Carnegie Mellon University

Learning Principles

Theory and Research-based Principles of Learning

The following list presents the basic principles that underlie effective learning. These principles are distilled from research from a variety of disciplines.

  1. Your prior knowledge can help or hinder your learning.

    You come into our courses with knowledge, beliefs, and attitudes gained in other courses and through daily life. As you bring this knowledge to bear in the classroom, it influences how you filter and interpret what you are learning. If your prior knowledge is robust and accurate and activated at the appropriate time, it provides a strong foundation for building new knowledge. However, when knowledge is inert, insufficient for the task, activated inappropriately, or inaccurate, it can interfere with or impede new learning.

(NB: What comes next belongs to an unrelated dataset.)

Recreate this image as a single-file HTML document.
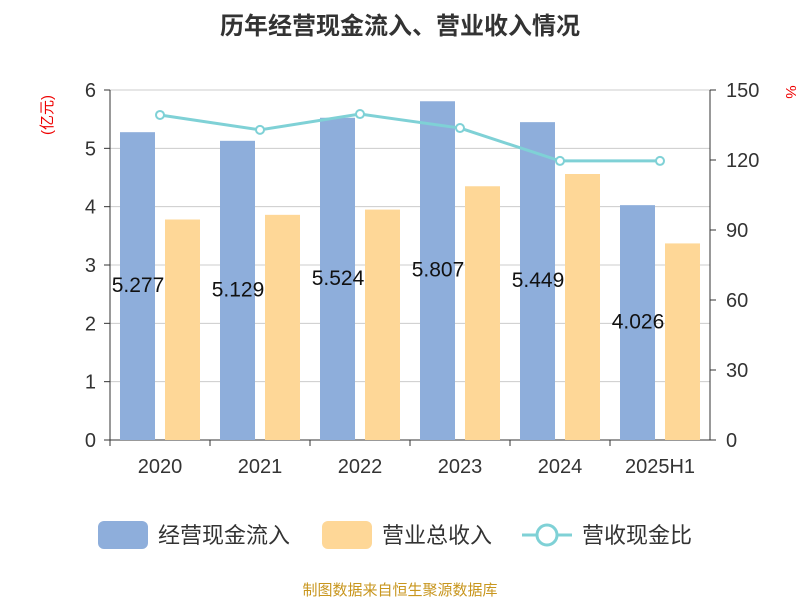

  2. How you organize knowledge influences how you learn and apply what you know.

    You naturally make connections between pieces of knowledge. When those connections form knowledge structures that are accurately and meaningfully organized, you are better able to retrieve and apply your knowledge effectively and efficiently. In contrast, when knowledge is connected in inaccurate or random ways, you can fail to retrieve or apply it appropriately.

  3. Your motivation determines, directs, and sustains what you do to learn.

    As you enter college and gain greater autonomy over what, when, and how you study and learn, motivation plays a critical role in guiding the direction, intensity, persistence, and quality of the learning behaviors in which you engage. When you find positive value in a learning goal or activity, expect to successfully achieve a desired learning outcome, and perceive support from your environment, you are likely to be strongly motivated to learn.

  4. To develop mastery, you must acquire component skills, practice integrating them, and know when to apply what you have learned.

    You must develop not only the component skills and knowledge necessary to perform complex tasks, you must also practice combining and integrating them to develop greater fluency and automaticity. Finally, you must learn when and how to apply the skills and knowledge you learn. It is important that instructors develop conscious awareness of these elements of mastery so as to help you learn more effectively.

  5. Goal-directed practice coupled with targeted feedback enhances the quality of your learning.

    Learning and performance are best fostered when you engage in practice that focuses on a specific goal or criterion, targets an appropriate level of challenge, and is of sufficient quantity and frequency to meet the performance criteria. Practice must be coupled with feedback that explicitly communicates about some aspect(s) of your performance relative to specific target criteria, provides information to help you progress in meeting those criteria, and is given at a time and frequency that allows it to be useful.

  6. Your current level of development interacts with the social, emotional, and intellectual climate of the course to impact learning.

    You are not only intellectual but also a social and emotional being, and you are still developing the full range of intellectual, social, and emotional skills. While instructors cannot control the developmental process, they can shape the intellectual, social, emotional, and physical aspects of classroom climate in developmentally appropriate ways. In fact, many studies have shown that the climate instructors create has implications for you. A negative climate may impede learning and performance, but a positive climate can energize your learning.

  7. To become a self-directed learner, you must learn to monitor and adjust your approaches to learning.

    Learners may engage in a variety of metacognitive processes to monitor and control their learning—assessing the task at hand, evaluating their own strengths and weaknesses, planning their approach, applying and monitoring various strategies, and reflecting on the degree to which their current approach is working.  Unfortunately, students tend not to engage in these processes naturally. When you develop the skills to engage these processes, you gain intellectual habits that not only improve your performance but also your effectiveness as a learner.